Stated goal: Pull out every line in the data that has the string "chart" in it.

Data lines:
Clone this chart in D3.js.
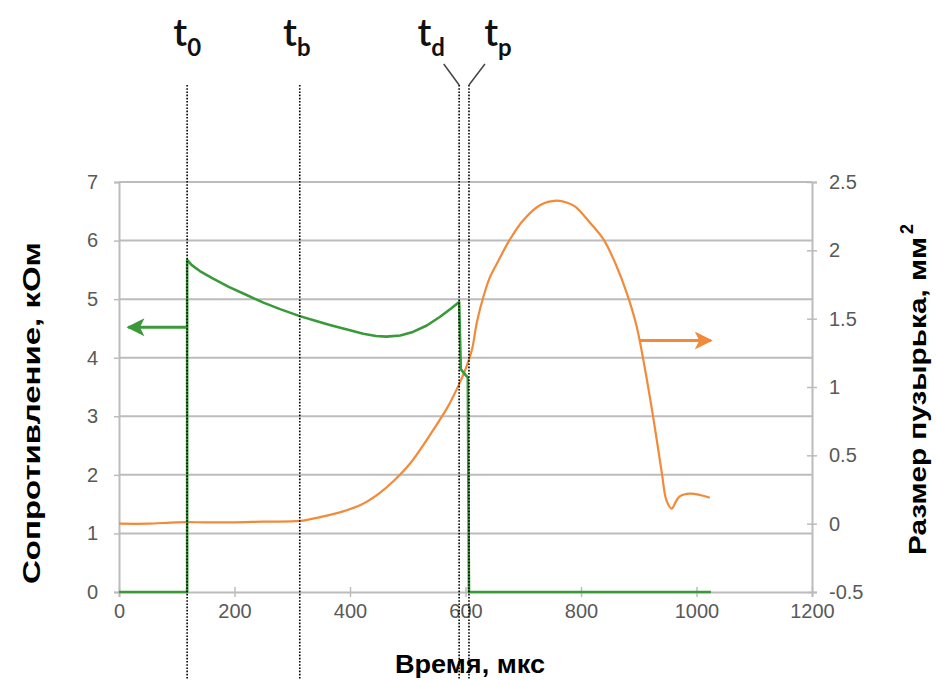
<!DOCTYPE html>
<html>
<head>
<meta charset="utf-8">
<script src="https://d3js.org/d3.v7.min.js"></script>
<style>
  body { margin: 0; background: #fff; }
  svg { display: block; }
</style>
</head>
<body>
<div id="chart"></div>
<script>
// Resistance (green, left axis) and bubble size (orange, right axis) vs time
const greenT = [0, 118, 118, 126, 140, 163, 190, 221, 250, 279, 313, 340, 365, 395, 423, 445, 463, 487, 509, 533, 556, 575, 589, 592, 604, 606, 1025];
const greenR = [0, 0, 5.67, 5.58, 5.48, 5.35, 5.21, 5.07, 4.94, 4.83, 4.71, 4.63, 4.56, 4.48, 4.41, 4.37, 4.36, 4.38, 4.44, 4.55, 4.70, 4.84, 4.95, 3.8, 3.66, 0, 0];

const orangeT = [0, 50, 100, 150, 200, 250, 313, 350, 388, 420, 450, 475, 504, 544, 570, 590, 600, 611, 620, 631, 642, 654, 677, 700, 729, 758, 775, 790, 816, 839, 860, 879, 896, 910, 925, 940, 948, 957, 964, 971, 989, 1006, 1023];
const orangeV = [0.0, 0.0, 0.01, 0.01, 0.01, 0.015, 0.02, 0.05, 0.09, 0.14, 0.22, 0.31, 0.44, 0.685, 0.86, 1.03, 1.13, 1.27, 1.48, 1.66, 1.80, 1.90, 2.08, 2.22, 2.33, 2.363, 2.35, 2.32, 2.20, 2.08, 1.90, 1.69, 1.45, 1.15, 0.78, 0.37, 0.17, 0.11, 0.16, 0.20, 0.22, 0.21, 0.19];

const xTicks = [0, 200, 400, 600, 800, 1000, 1200];
const leftTicks = [0, 1, 2, 3, 4, 5, 6, 7];
const rightTicks = [-0.5, 0, 0.5, 1, 1.5, 2, 2.5];

// marker lines t0, tb, td, tp
const markerTimes = [118, 313, 589, 606];
const markerSubs = ['0', 'b', 'd', 'p'];
const markerLabelShift = [0, -3, -28, 29];

// direction arrows: [from time, to time, value]
const greenArrow = [118, 16, 4.52];
const orangeArrow = [902, 1025, 1.34];

const W = 936, H = 680;
const svg = d3.select('#chart').append('svg')
  .attr('width', W).attr('height', H)
  .style('font-family', 'Lato, "Open Sans", sans-serif');

svg.append('rect').attr('width', W).attr('height', H).attr('fill', '#fff');

const x = d3.scaleLinear().domain([0, 1200]).range([119, 812]);
const yL = d3.scaleLinear().domain([0, 7]).range([592, 182]);
const yR = d3.scaleLinear().domain([-0.5, 2.5]).range([592, 182]);

const gridColor = '#bcbcbc';
const tickColor = '#595959';

// Gridlines
svg.append('g')
  .selectAll('line')
  .data(leftTicks.filter(d => d > 0))
  .join('line')
  .attr('x1', x(0)).attr('x2', x(1200))
  .attr('y1', d => yL(d)).attr('y2', d => yL(d))
  .attr('stroke', gridColor).attr('stroke-width', 2);

// Axes
function styleAxis(g) {
  g.select('.domain').attr('stroke', gridColor).attr('stroke-width', 2);
  g.selectAll('.tick line').attr('stroke', gridColor).attr('stroke-width', 1.5);
  g.selectAll('.tick text').attr('fill', tickColor).attr('font-size', 20);
}
const plain = d => String(d);

const xAxis = svg.append('g')
  .attr('transform', 'translate(0,' + yL(0) + ')')
  .call(d3.axisBottom(x).tickValues(xTicks).tickFormat(plain).tickSizeOuter(0).tickSize(5).tickPadding(7))
  .call(styleAxis);
xAxis.selectAll('.tick line').attr('y1', -5).attr('y2', 5);

const lAxis = svg.append('g')
  .attr('transform', 'translate(' + x(0) + ',0)')
  .call(d3.axisLeft(yL).tickValues(leftTicks).tickFormat(plain).tickSizeOuter(0).tickSize(5).tickPadding(16))
  .call(styleAxis);
lAxis.selectAll('.tick line').attr('x1', -5).attr('x2', 0);

const rAxis = svg.append('g')
  .attr('transform', 'translate(' + x(1200) + ',0)')
  .call(d3.axisRight(yR).tickValues(rightTicks).tickFormat(plain).tickSizeOuter(0).tickSize(5).tickPadding(12))
  .call(styleAxis);
rAxis.selectAll('.tick line').attr('x1', -5).attr('x2', 5);

// Series
const orangeColor = '#f28a3a';
const greenColor = '#3a9a3a';

const orangeLine = d3.line().x((d, i) => x(orangeT[i])).y(d => yR(d)).curve(d3.curveCatmullRom.alpha(0.5));
svg.append('path')
  .datum(orangeV)
  .attr('d', orangeLine)
  .attr('fill', 'none')
  .attr('stroke', orangeColor)
  .attr('stroke-width', 2.2);

const greenLine = d3.line().x((d, i) => x(greenT[i])).y(d => yL(d));
svg.append('path')
  .datum(greenR)
  .attr('d', greenLine)
  .attr('fill', 'none')
  .attr('stroke', greenColor)
  .attr('stroke-width', 2.6)
  .attr('stroke-linejoin', 'round');

// Arrows
const defs = svg.append('defs');
function arrowHead(id, color) {
  defs.append('marker')
    .attr('id', id)
    .attr('viewBox', '0 0 10 10')
    .attr('refX', 9).attr('refY', 5)
    .attr('markerWidth', 9).attr('markerHeight', 6)
    .attr('markerUnits', 'strokeWidth')
    .attr('orient', 'auto')
    .append('path')
    .attr('d', 'M0,0 L10,5 L0,10 L2.5,5 Z')
    .attr('fill', color);
}
arrowHead('ahGreen', greenColor);
arrowHead('ahOrange', orangeColor);

svg.append('line')
  .attr('x1', x(greenArrow[0])).attr('x2', x(greenArrow[1]))
  .attr('y1', yL(greenArrow[2])).attr('y2', yL(greenArrow[2]))
  .attr('stroke', greenColor).attr('stroke-width', 3)
  .attr('marker-end', 'url(#ahGreen)');

svg.append('line')
  .attr('x1', x(orangeArrow[0])).attr('x2', x(orangeArrow[1]))
  .attr('y1', yR(orangeArrow[2])).attr('y2', yR(orangeArrow[2]))
  .attr('stroke', orangeColor).attr('stroke-width', 3)
  .attr('marker-end', 'url(#ahOrange)');

// Marker lines
const lineTop = 85;
svg.append('g')
  .selectAll('line')
  .data(markerTimes)
  .join('line')
  .attr('x1', d => x(d)).attr('x2', d => x(d))
  .attr('y1', lineTop).attr('y2', H)
  .attr('stroke', '#000')
  .attr('stroke-width', 1.6)
  .attr('stroke-dasharray', '1.6,1.6');

// connectors for td, tp
[2, 3].forEach(i => {
  svg.append('line')
    .attr('x1', x(markerTimes[i])).attr('y1', lineTop)
    .attr('x2', x(markerTimes[i]) + markerLabelShift[i] * 0.55).attr('y2', 64)
    .attr('stroke', '#444').attr('stroke-width', 1.5);
});

const labels = svg.append('g')
  .selectAll('text')
  .data(markerTimes)
  .join('text')
  .attr('x', (d, i) => x(d) + markerLabelShift[i])
  .attr('y', 46)
  .attr('text-anchor', 'middle')
  .attr('font-family', 'Lato, sans-serif')
  .attr('fill', '#111');
labels.append('tspan')
  .attr('font-size', 38)
  .attr('font-weight', 600)
  .text('t');
labels.append('tspan')
  .attr('font-size', 24)
  .attr('font-weight', 'bold')
  .attr('dy', 10)
  .text((d, i) => markerSubs[i]);

// Axis titles
svg.append('text')
  .attr('x', 470).attr('y', 673)
  .attr('text-anchor', 'middle')
  .attr('font-family', 'Liberation Sans, Arial, sans-serif')
  .attr('font-weight', 'bold')
  .attr('font-size', 25)
  .attr('textLength', 150)
  .attr('lengthAdjust', 'spacingAndGlyphs')
  .text('Время, мкс');

svg.append('text')
  .attr('transform', 'translate(40,413) rotate(-90)')
  .attr('text-anchor', 'middle')
  .attr('font-family', 'Liberation Sans, Arial, sans-serif')
  .attr('font-weight', 'bold')
  .attr('font-size', 24)
  .attr('textLength', 342)
  .attr('lengthAdjust', 'spacingAndGlyphs')
  .text('Сопротивление, кОм');

const rTitle = svg.append('text')
  .attr('transform', 'translate(926,555) rotate(-90)')
  .attr('text-anchor', 'start')
  .attr('font-family', 'Liberation Sans, Arial, sans-serif')
  .attr('font-weight', 'bold')
  .attr('font-size', 24);
rTitle.append('tspan').attr('textLength', 318).attr('lengthAdjust', 'spacingAndGlyphs').text('Размер пузырька, мм');
rTitle.append('tspan').attr('font-size', 18).attr('dy', -13).attr('dx', 3).text('2');
</script>
</body>
</html>
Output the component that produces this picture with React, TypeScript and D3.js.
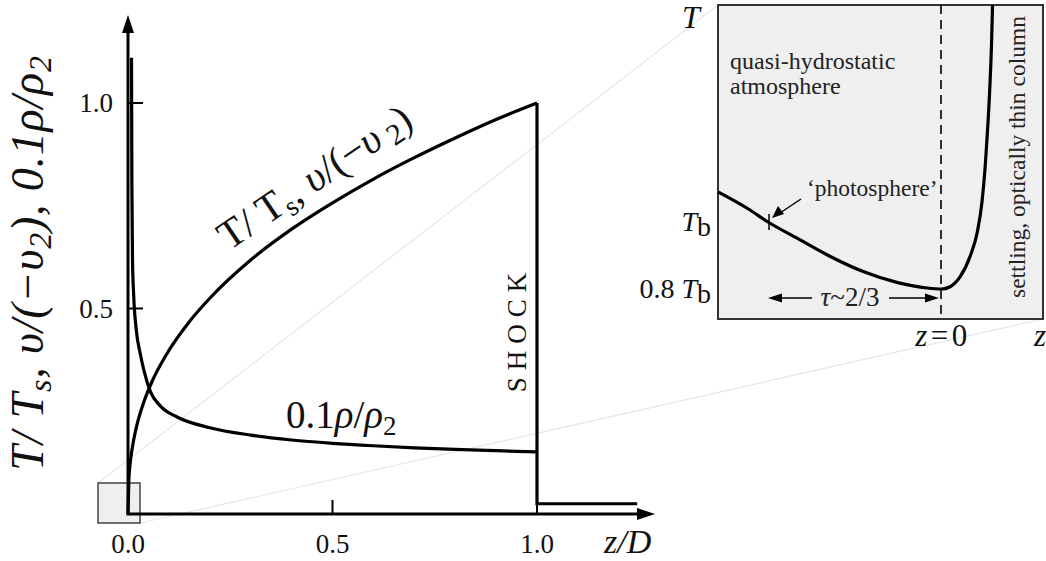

Finished answer:
Clone this chart in D3.js.
<div id="chart"></div>
const svg = d3.select('#chart').append('svg')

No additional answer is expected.